Except for maybe the food industry, our commercial culture has not really devised too many ways to crass up this season. Thanksgiving lights don't adorn our homes like the orange Halloween strands and the glaring Las Vegas lights of Christmas. A few corn stalks, maybe a wreath of fall leaves and some left-over pumpkins are about all we can come up with for Thanksgiving.

There are tons of horror movies for October viewing, and the plethora of Christmas movies are already starting to bombard us here in mid-November. I can't think of too many Thanksgiving movies, though. In fact, to give my age away, the only Thanksgiving movie I can easily bring to mind is Alice's Restaurant.

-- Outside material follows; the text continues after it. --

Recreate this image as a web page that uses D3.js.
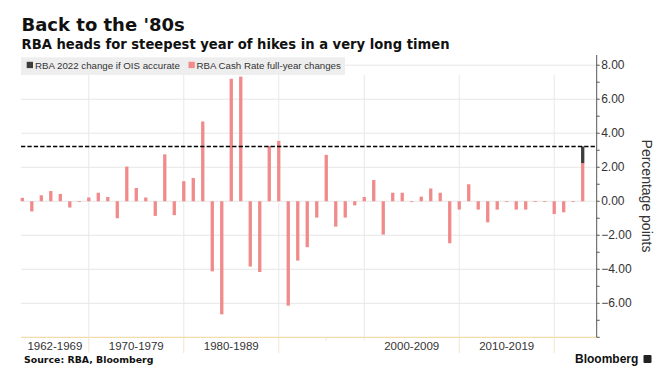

There's no "Monster Mash" or "Jingle Bells" for this time of year, either. Most of us know the first couple of lines of "Over the River and Through the Woods," but that's about it.

So the unassuming, Thanksgiving holiday inconspicuously takes its seat at our tables. All it really asks of us is that we gather with family and friends, share a meal and, oh, yes, take a few moments to feel gratitude. I find it surprisingly easily to come up with a pretty long list of people and things I'm grateful for.

And on that list is this season itself. I'm grateful for a slow-down moment, a more-or-less unadorned day dedicated to Thanksgiving.